Build a Simple System That Protects Your Time
These steps help you price your work confidently, get agreements in writing, bill cleanly, and run projects and engagements the same way every time. Once they become a habit, the admin fades into the background.
● Set rates you can stand behind: Whether you’re pricing a speaking engagement, a workshop, a consulting call, or a book signing appearance, start with what you need to earn and work outward from there. Research what other authors at your level charge for
similar work, factor in your prep time, travel, and follow-up, and settle on a number you can quote without hesitation. A one-sentence rationale like, “This rate reflects my preparation time, the length of the engagement, and the value I bring to your audience,” helps you hold the line when asked to discount.
● Define what’s included before you say yes: Scope creep happens for authors just as much as anywhere else. Before agreeing to any paid engagement or project, write down what you will deliver, what you won’t, and what happens if the scope expands. A clear one-page outline protects your time and sets the other party’s expectations before any
work begins.
● Use a simple agreement for every paid engagement: You don’t need a lawyer for
every speaking gig, but you do need something in writing. A basic agreement should
cover: the event or deliverable, the date and format, your fee, payment terms, cancellation policy, and any usage rights (recording, livestreaming, excerpting). Send it before you start preparing, and don’t confirm until it’s signed.

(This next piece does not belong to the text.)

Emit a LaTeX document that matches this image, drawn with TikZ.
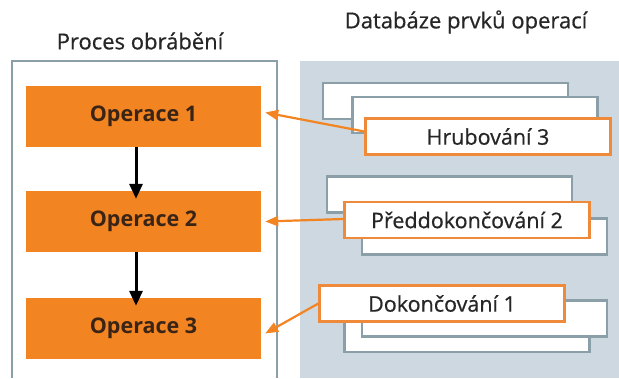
\documentclass[tikz,border=0pt]{standalone}
\usepackage{fontspec}
\setmainfont{Open Sans}
\newfontfamily\medfont[FakeBold=0.6]{Open Sans}
\usetikzlibrary{arrows.meta}
\definecolor{fhorange}{HTML}{F28522}
\definecolor{oborder}{HTML}{EF8A3A}
\definecolor{panelbg}{HTML}{CED8E0}
\definecolor{grayedge}{HTML}{8B9FA9}
\definecolor{optext}{HTML}{3A2416}
\definecolor{labtext}{HTML}{262626}
\tikzset{
  opbox/.style={fill=fhorange, draw=none, minimum width=235pt, minimum height=61pt, inner sep=0pt,
    font=\fontsize{21.5}{24}\selectfont\bfseries, text=optext},
  backcard/.style={fill=white, draw=grayedge, line width=2.2pt, minimum width=245pt, minimum height=36pt, inner sep=0pt},
  frontcard/.style={fill=white, draw=oborder, line width=2.4pt, minimum width=245pt, minimum height=36pt, inner sep=0pt,
    font=\medfont\fontsize{21.5}{25}\selectfont, text=labtext},
  title/.style={font=\medfont\fontsize{22}{25}\selectfont, text=labtext},
  downarrow/.style={line width=3pt, -{Triangle[length=15pt,width=13pt]}},
  oarrow/.style={draw=fhorange, line width=2.2pt, -{Triangle[length=13pt,width=10pt]}}
}
\begin{document}
\begin{tikzpicture}[x=1pt,y=-1pt]
\useasboundingbox (0,0) rectangle (619,378);
\fill[white] (0,0) rectangle (619,378);
% right panel
\fill[panelbg] (300,61) rectangle (619,378);
% left panel frame
\coordinate (lbl) at (12,378);
\coordinate (lbr) at (277,378);
\draw[grayedge, line width=2.2pt] (lbl) -- (12,61) -- (277,61) -- (lbr);
% titles
\node[title] (t1) at (140,41) {Proces obrábění};
\node[title] (t2) at (466,22) {Databáze prvků operací};
% operations
\node[opbox] (op1) at (143.5,116.5) {Operace 1};
\node[opbox] (op2) at (143.5,221.5) {Operace 2};
\node[opbox] (op3) at (143.5,328.5) {Operace 3};
\draw[downarrow] (op1.south -| 136,0) -- ([yshift=-8pt]op2.north -| 136,0);
\draw[downarrow] (op2.south -| 136,0) -- ([yshift=-8pt]op3.north -| 136,0);
% stack 1
\node[backcard] (a1) at (445.5,101) {};
\node[backcard] (a2) at (475,115) {};
\node[frontcard] (hr) at (488,136.5) {Hrubování 3};
% stack 2
\node[backcard] (b1) at (449.5,194.5) {};
\node[backcard] (b2) at (484.5,236.5) {};
\node[frontcard] (pd) at (467,220) {Předdokončování 2};
% stack 3
\node[backcard] (c1) at (467,334) {};
\node[backcard] (c2) at (484.5,318.5) {};
\node[frontcard] (dk) at (442,303.5) {Dokončování 1};
% connectors
\draw[oarrow] ([yshift=5pt]hr.west) -- ([xshift=4pt,yshift=4pt]op1.east);
\draw[oarrow] ([yshift=1pt]pd.west) -- ([xshift=4pt]op2.east);
\draw[oarrow] (dk.west) -- ([xshift=4pt,yshift=-5pt]op3.east);
\end{tikzpicture}
\end{document}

● Invoice consistently and follow up without apology: Pick one invoice platform or template, add your payment terms once, and use it every time. Include the engagement details, your fee, the due date, and your preferred payment method. Send the invoice promptly, save a copy, and follow up on overdue payments without hesitation; getting
paid on time is a normal part of running a business.

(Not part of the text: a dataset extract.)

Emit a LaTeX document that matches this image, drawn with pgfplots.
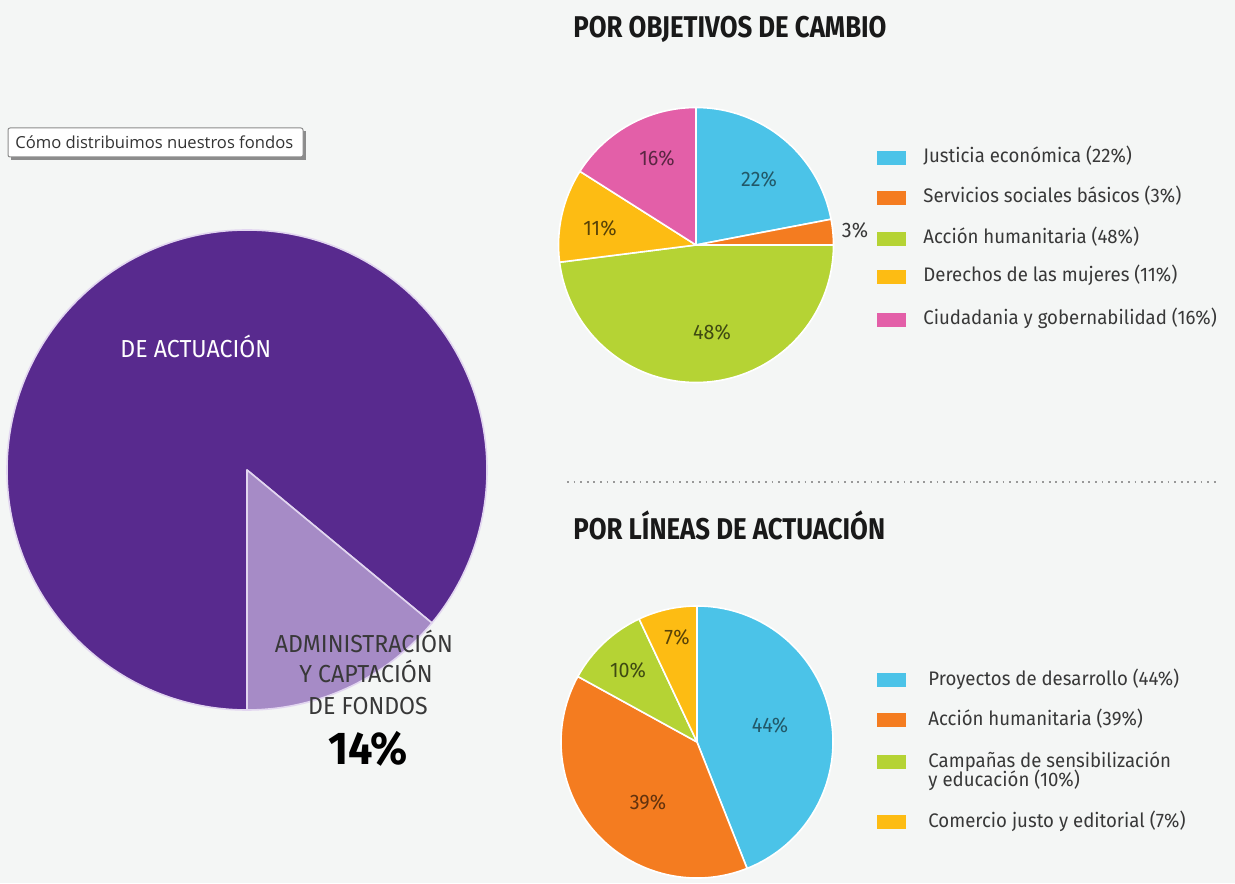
\documentclass[border=0pt]{standalone}
\usepackage{pgfplots}
\usepackage{pgfplotstable}
\pgfplotsset{compat=1.18}
\usepackage{fontspec}
\setmainfont{Fira Sans}
\newfontfamily\dinR[FakeStretch=0.95]{Fira Sans}
\newfontfamily\dinC[FakeStretch=0.94]{Fira Sans}
\newfontfamily\dinT[FakeStretch=0.86]{Fira Sans}
\newfontfamily\tipfont{Open Sans}

\definecolor{bgc}{HTML}{F4F6F5}
\definecolor{purpD}{HTML}{582A8E}
\definecolor{purpL}{HTML}{A68BC6}
\definecolor{sepL}{HTML}{E2D6F0}
\definecolor{cyanP}{HTML}{4BC3E8}
\definecolor{orangeP}{HTML}{F47C20}
\definecolor{greenP}{HTML}{B5D334}
\definecolor{yellowP}{HTML}{FDBC13}
\definecolor{pinkP}{HTML}{E35FA8}
\definecolor{txt}{HTML}{383838}

% big pie: share of funds
\pgfplotstableread{
v c
86 purpD
14 purpL
}\fondos
% por objetivos de cambio
\pgfplotstableread{
v c
22 cyanP
3 orangeP
48 greenP
11 yellowP
16 pinkP
}\objetivos
% por lineas de actuacion
\pgfplotstableread{
v c
44 cyanP
39 orangeP
10 greenP
7 yellowP
}\lineas

% #1 table, #2 cx, #3 cy, #4 radius (px), #5 start angle, #6 separator colour
\newcommand\drawpie[6]{%
  \pgfmathsetmacro\rad{#4*0.5}%
  \edef\cumang{#5}%
  \pgfplotstablegetrowsof{#1}%
  \pgfmathtruncatemacro\lastrow{\pgfplotsretval-1}%
  \pgfplotsforeachungrouped \i in {0,...,\lastrow}{%
    \pgfplotstablegetelem{\i}{v}\of{#1}\let\val\pgfplotsretval
    \pgfplotstablegetelem{\i}{c}\of{#1}\let\col\pgfplotsretval
    \pgfmathsetmacro\endang{\cumang-3.6*\val}%
    \edef\temp{\noexpand\filldraw[overlay, fill=\col, draw=#6, line width=0.8pt, line join=round]
      (axis cs:#2,#3) -- ++(\cumang:\rad pt) arc[start angle=\cumang, end angle=\endang, radius=\rad pt] -- cycle;}%
    \temp
    \let\cumang\endang
  }%
}

\begin{document}
\begin{tikzpicture}
\begin{axis}[
  scale only axis,
  width=617.5pt, height=441.5pt,
  xmin=0, xmax=1235, ymin=0, ymax=883,
  hide axis, clip=false,
]
\fill[bgc] (axis cs:0,0) rectangle (axis cs:1235,883);

% tooltip
\fill[black!45] (axis cs:11,723) rectangle (axis cs:306,752);
\filldraw[fill=white, draw=black!45, line width=0.5pt, rounded corners=1pt] (axis cs:8,726) rectangle (axis cs:303,755);
\node[anchor=west, font=\tipfont\fontsize{8.3}{9}\selectfont, text=black!80, inner sep=0pt] at (axis cs:15,741) {Cómo distribuimos nuestros fondos};

% pies
\drawpie{\fondos}{247}{413}{240}{270}{sepL}
\drawpie{\objetivos}{696}{638}{137.5}{90}{white}
\drawpie{\lineas}{697}{141}{136}{90}{white}

% big pie labels
\node[anchor=base west, font=\dinC\fontsize{12.3}{14}\selectfont, text=white, inner sep=0pt] at (axis cs:120,525) {DE ACTUACIÓN};
\begin{scope}[every node/.style={anchor=base, font=\dinC\fontsize{12.3}{14}\selectfont, text=txt, inner sep=0pt}]
\node at (axis cs:364,230) {ADMINISTRACIÓN};
\node at (axis cs:366,200) {Y CAPTACIÓN};
\node at (axis cs:368,169) {DE FONDOS};
\end{scope}
\node[anchor=base, font=\dinC\bfseries\fontsize{23}{26}\selectfont, text=black, inner sep=0pt] at (axis cs:368,119) {14\%};

% titles
\node[anchor=base west, font=\dinT\bfseries\fontsize{15}{18}\selectfont, text=black!90, inner sep=0pt] at (axis cs:573,845) {POR OBJETIVOS DE CAMBIO};
\node[anchor=base west, font=\dinT\bfseries\fontsize{15}{18}\selectfont, text=black!90, inner sep=0pt] at (axis cs:573,343) {POR LÍNEAS DE ACTUACIÓN};
\draw[black!40, line width=0.9pt, dash pattern=on 0.9pt off 2.4pt] (axis cs:567,401) -- (axis cs:1218,401);

% slice labels, top pie
\begin{scope}[every node/.style={font=\dinC\fontsize{10.5}{12}\selectfont, inner sep=0pt}]
\node[text=cyanP!45!black] at (axis cs:759,704) {22\%};
\node[text=pinkP!40!black] at (axis cs:657,725) {16\%};
\node[text=yellowP!35!black] at (axis cs:600,655) {11\%};
\node[text=greenP!35!black] at (axis cs:712,551) {48\%};
\node[text=txt] at (axis cs:855,653) {3\%};
% bottom pie
\node[text=yellowP!35!black] at (axis cs:677,246) {7\%};
\node[text=greenP!35!black] at (axis cs:628,213) {10\%};
\node[text=cyanP!45!black] at (axis cs:770,158) {44\%};
\node[text=orangeP!40!black] at (axis cs:648,81) {39\%};
\end{scope}

% legends
\begin{scope}[every node/.style={anchor=base west, font=\dinR\fontsize{9.8}{9.8}\selectfont, text=txt, inner sep=0pt, align=left}]
\fill[cyanP] (axis cs:877,718) rectangle (axis cs:906,732);
\node at (axis cs:923,720) {Justicia económica (22\%)};
\fill[orangeP] (axis cs:877,678) rectangle (axis cs:906,692);
\node at (axis cs:923,680) {Servicios sociales básicos (3\%)};
\fill[greenP] (axis cs:877,637) rectangle (axis cs:906,651);
\node at (axis cs:923,639) {Acción humanitaria (48\%)};
\fill[yellowP] (axis cs:877,599) rectangle (axis cs:906,613);
\node at (axis cs:923,601) {Derechos de las mujeres (11\%)};
\fill[pinkP] (axis cs:877,556) rectangle (axis cs:906,570);
\node at (axis cs:923,558) {Ciudadania y gobernabilidad (16\%)};

\fill[cyanP] (axis cs:877,196) rectangle (axis cs:906,210);
\node at (axis cs:928,198) {Proyectos de desarrollo (44\%)};
\fill[orangeP] (axis cs:877,156) rectangle (axis cs:906,170);
\node at (axis cs:928,158) {Acción humanitaria (39\%)};
\fill[greenP] (axis cs:877,114) rectangle (axis cs:906,128);
\node at (axis cs:928,116) {Campañas de sensibilización};
\node at (axis cs:928,97) {y educación (10\%)};
\fill[yellowP] (axis cs:877,54) rectangle (axis cs:906,68);
\node at (axis cs:928,56) {Comercio justo y editorial (7\%)};
\end{scope}
\end{axis}
\end{tikzpicture}
\end{document}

● Run every project through the same four stages: Whether it’s a book launch, a speaking tour, a workshop series, or a licensing deal, use a simple four-stage workflow:
Planning →Execution →Review →Wrap-up
This gives every project a consistent shape. Use the same folder structure each time so contracts, correspondence, and deliverables are easy to find. After each project, note one thing to do differently next time.
Use One Hub to Simplify Setup, Compliance, and Admin
Once your workflow is in place, the next step is consolidating the administrative pieces that tend to scatter. Your creative business involves more moving parts than most people expect, such as
entity formation, contracts, website, finances, and compliance, and managing them across a dozen different tools quietly drains the energy you need for writing and showing up for your audience.

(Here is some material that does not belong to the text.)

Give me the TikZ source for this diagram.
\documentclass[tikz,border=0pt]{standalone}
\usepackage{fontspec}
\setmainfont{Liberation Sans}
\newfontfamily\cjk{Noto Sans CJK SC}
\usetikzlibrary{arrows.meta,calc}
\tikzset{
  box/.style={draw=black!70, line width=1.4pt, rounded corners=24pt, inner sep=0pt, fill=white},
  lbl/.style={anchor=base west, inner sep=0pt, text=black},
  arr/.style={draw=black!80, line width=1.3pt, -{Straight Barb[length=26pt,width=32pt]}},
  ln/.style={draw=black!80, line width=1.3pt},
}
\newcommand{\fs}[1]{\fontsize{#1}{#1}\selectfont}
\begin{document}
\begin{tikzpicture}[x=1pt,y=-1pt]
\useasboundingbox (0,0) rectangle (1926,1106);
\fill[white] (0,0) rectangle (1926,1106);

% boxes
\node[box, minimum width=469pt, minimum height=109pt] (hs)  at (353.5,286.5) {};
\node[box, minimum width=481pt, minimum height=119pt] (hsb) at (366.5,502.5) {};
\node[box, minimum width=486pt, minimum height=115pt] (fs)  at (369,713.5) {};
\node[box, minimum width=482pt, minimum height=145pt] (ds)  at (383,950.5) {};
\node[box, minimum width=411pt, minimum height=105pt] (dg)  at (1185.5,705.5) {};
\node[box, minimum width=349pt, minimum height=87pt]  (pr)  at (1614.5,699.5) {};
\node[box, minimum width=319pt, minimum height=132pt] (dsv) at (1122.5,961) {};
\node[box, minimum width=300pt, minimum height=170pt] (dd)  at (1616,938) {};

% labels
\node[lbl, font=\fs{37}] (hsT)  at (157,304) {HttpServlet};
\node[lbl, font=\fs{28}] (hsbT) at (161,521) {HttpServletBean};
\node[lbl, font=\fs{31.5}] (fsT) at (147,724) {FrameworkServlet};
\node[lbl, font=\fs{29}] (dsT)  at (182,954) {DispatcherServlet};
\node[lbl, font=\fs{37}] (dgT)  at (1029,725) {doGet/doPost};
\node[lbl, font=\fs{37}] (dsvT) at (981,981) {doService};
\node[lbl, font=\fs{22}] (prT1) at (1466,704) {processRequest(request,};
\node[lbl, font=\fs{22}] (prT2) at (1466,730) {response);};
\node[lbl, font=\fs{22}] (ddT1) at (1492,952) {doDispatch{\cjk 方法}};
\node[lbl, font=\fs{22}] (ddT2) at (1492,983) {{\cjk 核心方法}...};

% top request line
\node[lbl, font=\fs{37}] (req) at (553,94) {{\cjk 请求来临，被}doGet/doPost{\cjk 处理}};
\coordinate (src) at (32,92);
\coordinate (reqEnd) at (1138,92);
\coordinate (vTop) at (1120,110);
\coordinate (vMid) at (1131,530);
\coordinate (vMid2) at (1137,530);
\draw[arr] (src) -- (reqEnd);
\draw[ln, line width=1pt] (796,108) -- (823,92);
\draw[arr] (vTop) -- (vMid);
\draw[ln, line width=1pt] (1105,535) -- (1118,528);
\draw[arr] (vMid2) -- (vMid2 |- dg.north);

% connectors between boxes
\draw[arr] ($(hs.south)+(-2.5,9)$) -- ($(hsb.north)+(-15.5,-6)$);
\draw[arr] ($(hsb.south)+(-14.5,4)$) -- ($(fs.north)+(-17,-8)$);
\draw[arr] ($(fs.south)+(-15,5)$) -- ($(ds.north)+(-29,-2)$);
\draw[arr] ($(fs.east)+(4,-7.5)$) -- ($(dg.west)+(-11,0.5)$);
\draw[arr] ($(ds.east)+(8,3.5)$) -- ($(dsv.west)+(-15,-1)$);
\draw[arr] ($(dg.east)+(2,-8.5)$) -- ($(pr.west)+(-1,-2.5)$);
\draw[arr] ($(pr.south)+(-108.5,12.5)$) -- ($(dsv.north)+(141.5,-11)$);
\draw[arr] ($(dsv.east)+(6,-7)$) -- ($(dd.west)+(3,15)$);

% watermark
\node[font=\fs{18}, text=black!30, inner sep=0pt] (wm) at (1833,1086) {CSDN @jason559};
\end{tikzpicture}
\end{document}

A comprehensive business platform can bring these pieces together in one place, giving you reliable systems that run in the background while your focus stays on your work. Whether you’re forming an LLC to protect your brand, managing compliance, building your website, or keeping your finances organized, this kind of platform offers both the tools and the expert support to help you feel confident that the basics are covered. ZenBusiness is one option authors can use to handle setup and ongoing admin without the overwhelm, so the business side of your career gets the same steady attention as the creative side.
Keep Finances Organized and Marketing Consistent
A simple weekly rhythm keeps your business steady: you always know what you earned, what you spent, and how to talk about your work when the right opportunity appears.
● Set a 15-minute weekly money check-in: Pick the same day each week and record three things: income received, expenses paid, and what each expense was for. One spreadsheet and a folder for receipts is enough. This habit keeps your numbers current and makes tax time far less stressful.
● Separate your income streams: Track royalties, speaking fees, workshop income, and licensing revenue separately so you can see what’s growing and what needs attention. Knowing which parts of your business are generating income helps you make smarter decisions about where to invest your time.
● Keep expenses organized by category: Tag every expense as either work-related (research materials, travel to events, book production costs) or platform-building (website hosting, newsletter tools, professional development). This distinction matters at tax time and helps you see whether you’re consistently investing in your long-term
presence.
● Make it tax-ready by default: Use a dedicated account for your business income and expenses so your records stay clean. Save receipts as you go, set aside a percentage of income for taxes each month, and write three sentences once a month: total income,
total expenses, and any high upcoming costs. That’s your financial picture.
● Build a platform that reflects your work: Your website, newsletter, and social profiles should all tell the same story. Use the same bio, the same tone, and consistent visuals across every channel. A reader who finds you on Instagram should recognize you immediately when they land on your website.
● Let your readers and audiences do some of the talking: Collect testimonials and endorsements that speak to specific experiences, such as what a reader felt after finishing your book, what an event organizer noticed about your presentation, what a workshop participant took away. Specific, attributable praise is far more useful than general compliments.
● Show up consistently and reach out with intention: Regular, genuine engagement with your readers, fellow authors, podcast hosts, book clubs, and event organizers builds the kind of relationships that lead to opportunities. When you do reach out, lead with something specific — a relevant angle, a timely topic, a connection to their audience — rather than a general pitch.
Build a Business That Supports Your Creative Life
The authors who sustain long careers aren’t the ones who work the hardest; they’re the ones who build systems that work for them. A pricing structure you believe in, agreements that protect your time, finances you can read at a glance, and a platform that sounds like you. None of it has to be perfect. It just has to be consistent. Pick one thing today and build from there.